Il raconte ensuite au journal comment il a été enrôlé par un parachutiste – qui s’est avéré être Gérard Garcet, choisi par le général Aussaresses (qui fit des aveux sur France 3) pour recruter les parachutistes chargés des «basses besognes» – pour accomplir «une mission secret-défense». À ce moment, le jeune militaire officiait dans la ville de Fondouk (à l’est d’Alger), devenue aujourd’hui Khemis El Khechna. Ils prennent la direction d’une cabane «fermée à clé», où deux cadavres sont enroulés dans des draps. Ils doivent s’en débarrasser.


Il constate qu'«on les a passés à la lampe à souder. On a insisté sur les pieds et les mains pour éviter qu’on puisse les identifier». «C’est des gens importants ?», lui demande alors Jacques Jubier. «Oui, c’est le frère de Ben Bella, et l’autre, une saloperie de communiste.». Jacques Jubier est certain que l’autre corps était celui de Maurice Audin, toujours selon des propos relayés par L'Humanité.
 
Le quotidien Liberté avait, fin janvier, évoqué l’information selon laquelle «l'État français a fait un “petit pas” vers la reconnaissance de la vérité sur l'assassinat de Maurice Audin, lorsque le président Emmanuel Macron a déclaré que c'est l'armée qui l'avait assassiné en 1957», citant l'historien français Gilles Manceron. 

«Sur la base de la déclaration récente du président Macron, faite au député Cédric Villani, qui est membre de La République en marche (LRM), et qui a aussi présidé le Prix Maurice-Audin de mathématiques, selon laquelle
“Maurice Audin a été exécuté par l’armée française”, on peut dire que l'État français a fait un petit pas vers la reconnaissance de la vérité sur l'assassinat de Maurice Audin, car ces mots n’ont jamais été prononcés auparavant par un représentant, officiel ou officieux, de l’État», a expliqué dans une interview à l'Algérie Presse Service Gilles Manceron.



L'hommage de l'Algérie indépendante
Un article du Huffpost Maghreb de 2015 rappelle les circonstantes historiques de la disparition de Maurice Audin.

L’historien Mohamed Rebah y retrace le contexte de la disparition du mathématicien français: «1957 : La lutte armée pour l'Indépendance entre dans sa troisième année.

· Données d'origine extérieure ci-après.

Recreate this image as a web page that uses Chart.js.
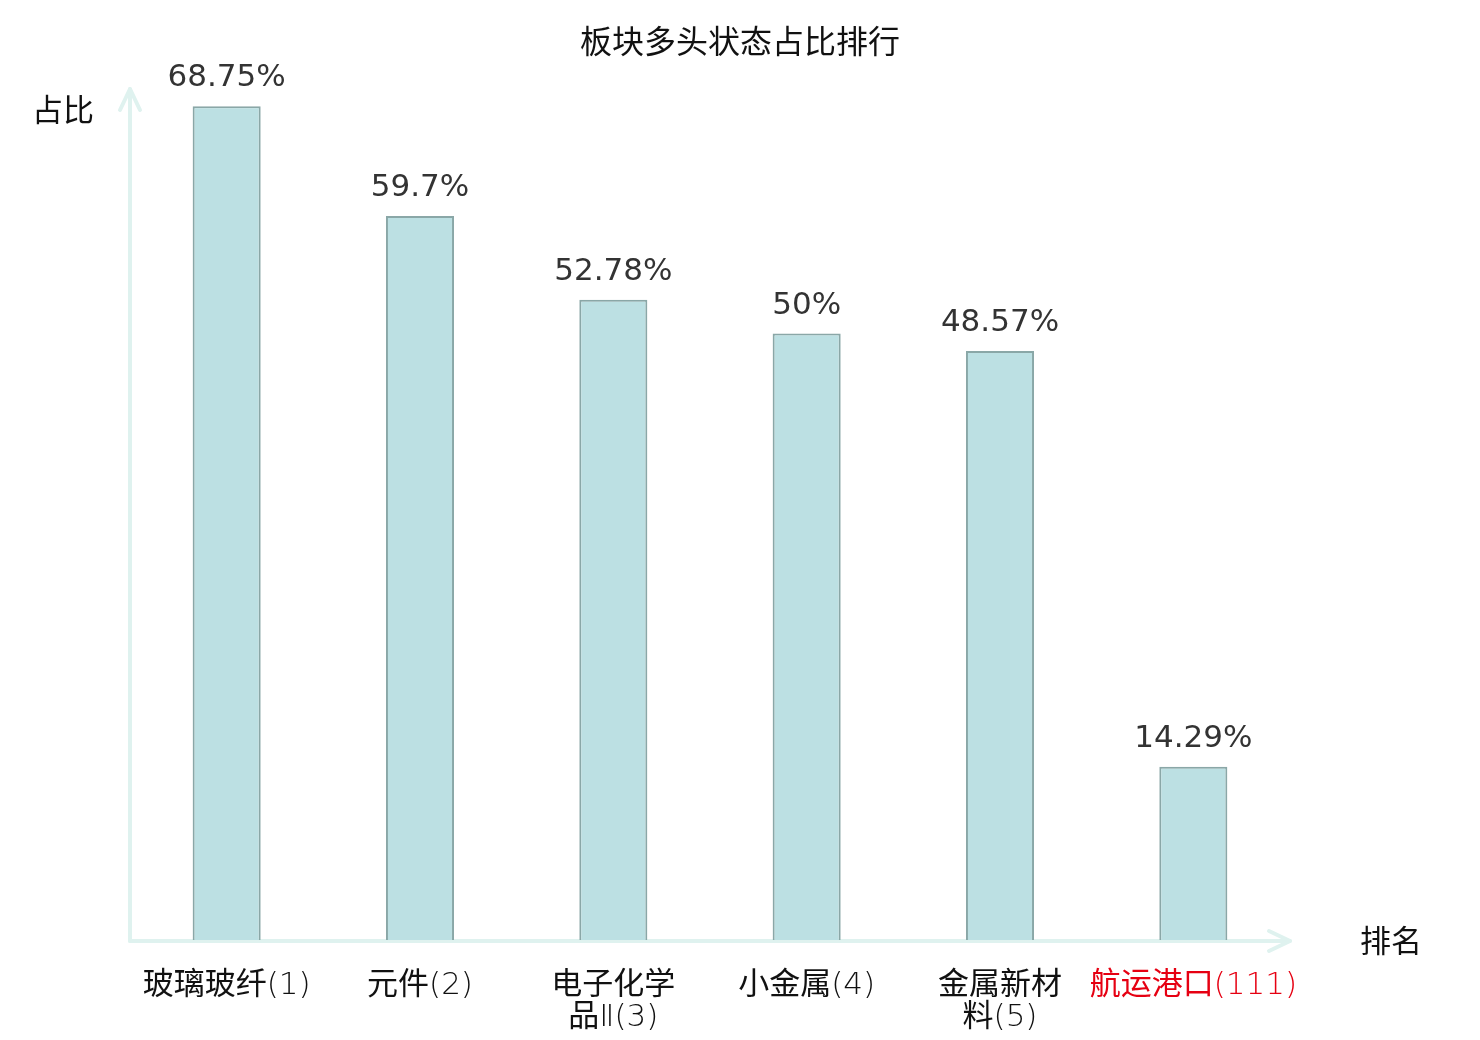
<!DOCTYPE html>
<html>
<head>
<meta charset="utf-8">
<script src="https://cdn.jsdelivr.net/npm/chart.js@4"></script>
<style>
html,body{margin:0;padding:0;background:#fff;}
#wrap{width:1480px;height:1040px;position:relative;}
</style>
</head>
<body>
<div id="wrap"><canvas id="c" width="1480" height="1040"></canvas></div>
<script>
const categories = [["玻璃玻纤(1)"], ["元件(2)"], ["电子化学", "品Ⅱ(3)"], ["小金属(4)"], ["金属新材", "料(5)"], ["航运港口(111)"]];
const values = [68.75, 59.7, 52.78, 50, 48.57, 14.29];
const valueLabels = ["68.75%", "59.7%", "52.78%", "50%", "48.57%", "14.29%"];
const tickColors = ["#111111", "#111111", "#111111", "#111111", "#111111", "#e60012"];
const chartTitle = "板块多头状态占比排行";
const yAxisName = "占比";
const xAxisName = "排名";

const AXIS_COLOR = "#dff2ef";

const decorPlugin = {
  id: "decor",
  beforeDatasetsDraw(chart) {
    const ctx = chart.ctx;
    const a = chart.chartArea;
    ctx.save();
    ctx.strokeStyle = AXIS_COLOR;
    ctx.lineWidth = 4;
    ctx.lineCap = "round";
    ctx.lineJoin = "round";
    // y axis
    ctx.beginPath();
    ctx.moveTo(a.left, a.bottom + 1);
    ctx.lineTo(a.left, a.top - 2);
    ctx.stroke();
    ctx.beginPath();
    ctx.moveTo(a.left - 10, a.top + 19);
    ctx.lineTo(a.left, a.top - 2);
    ctx.lineTo(a.left + 10, a.top + 19);
    ctx.stroke();
    // x axis
    ctx.beginPath();
    ctx.moveTo(a.left, a.bottom + 1);
    ctx.lineTo(a.right, a.bottom + 1);
    ctx.stroke();
    ctx.beginPath();
    ctx.moveTo(a.right - 21, a.bottom - 9);
    ctx.lineTo(a.right, a.bottom + 1);
    ctx.lineTo(a.right - 21, a.bottom + 11);
    ctx.stroke();
    ctx.restore();
  },
  afterDatasetsDraw(chart) {
    const ctx = chart.ctx;
    ctx.save();
    // value labels
    ctx.font = "31px 'DejaVu Sans', 'Noto Sans CJK SC'";
    ctx.fillStyle = "#333333";
    ctx.textAlign = "center";
    ctx.textBaseline = "middle";
    const meta = chart.getDatasetMeta(0);
    meta.data.forEach((bar, i) => {
      ctx.fillText(valueLabels[i], bar.x, bar.y - 28);
    });
    // title
    ctx.font = "32px 'DejaVu Sans', 'Noto Sans CJK SC'";
    ctx.fillStyle = "#111111";
    ctx.fillText(chartTitle, 740, 45);
    // axis names
    ctx.font = "31px 'DejaVu Sans', 'Noto Sans CJK SC'";
    ctx.fillText(yAxisName, 63, 113);
    ctx.fillText(xAxisName, 1391, 944);
    ctx.restore();
  }
};

new Chart(document.getElementById("c"), {
  type: "bar",
  data: {
    labels: categories,
    datasets: [{
      data: values,
      backgroundColor: "#bce0e3",
      borderColor: "#8aa7a7",
      borderWidth: 2,
      borderSkipped: "bottom",
      categoryPercentage: 1,
      barPercentage: 0.352
    }]
  },
  options: {
    responsive: false,
    animation: false,
    devicePixelRatio: 1,
    layout: { padding: { left: 130, right: 190, top: 91, bottom: 0 } },
    plugins: {
      legend: { display: false },
      title: { display: false },
      tooltip: { enabled: false }
    },
    scales: {
      y: {
        display: false,
        min: 0,
        max: 70
      },
      x: {
        grid: { display: false, drawTicks: false },
        border: { display: false },
        afterFit(scale) { scale.height = 100; },
        ticks: {
          autoSkip: false,
          maxRotation: 0,
          padding: 30,
          color: tickColors,
          font: { family: "'DejaVu Sans ExtraLight', 'DejaVu Sans Light', 'Noto Sans CJK SC'", size: 31, weight: "normal", lineHeight: 1.03 }
        }
      }
    }
  },
  plugins: [decorPlugin]
});
</script>
</body>
</html>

Nous sommes loin des premiers coups de fusils de chasse. En cette année 1957, l'initiative appartient aux katibas et aux commandos de l'ALN. Alger, 1957. Le général Massu reçoit, le 7 janvier, les pleins pouvoirs des mains du chef du gouvernement, Guy Mollet. Il devient ainsi le chef suprême de la zone d'Alger. Il s'entoure d'officiers revenus comme lui du Viet Nam après la défaite du corps expéditionnaire français à Diên Biên Phû au mois de mai 1954, Avec ses milliers de parachutistes, il envahit Alger et sème la terreur dans la population. Il s'arroge le droit de vie et de mort. Il ouvre des centres de torture partout : la villa Sésini, l'école Sarrouy, le café-restaurant Bellan aux Deux Moulins, l'immeuble d'El Biar, le stade de Saint Eugène (Omar Hamadi à Bologhine), la villa des Tourelles».


L’historien Mohamed Rebah rappelle qu'«afin de perpétuer le souvenir du brillant mathématicien, symbole de l'intellectuel engagé, mort pour que vive l'Algérie, son pays, la République algérienne reconnaissante donna, le jour de la célébration de l'an I de l'indépendance, le nom de Maurice Audin à la place centrale d'Alger, en contrebas de l'Université où il mena de brillantes recherches. Dans l'Algérie colonisée, la place portait le nom du général Lyautey, descendant des envahisseurs de 1830». A Paris, une place Maurice Audin a été inauguré en 2004, dans le quartier Latin.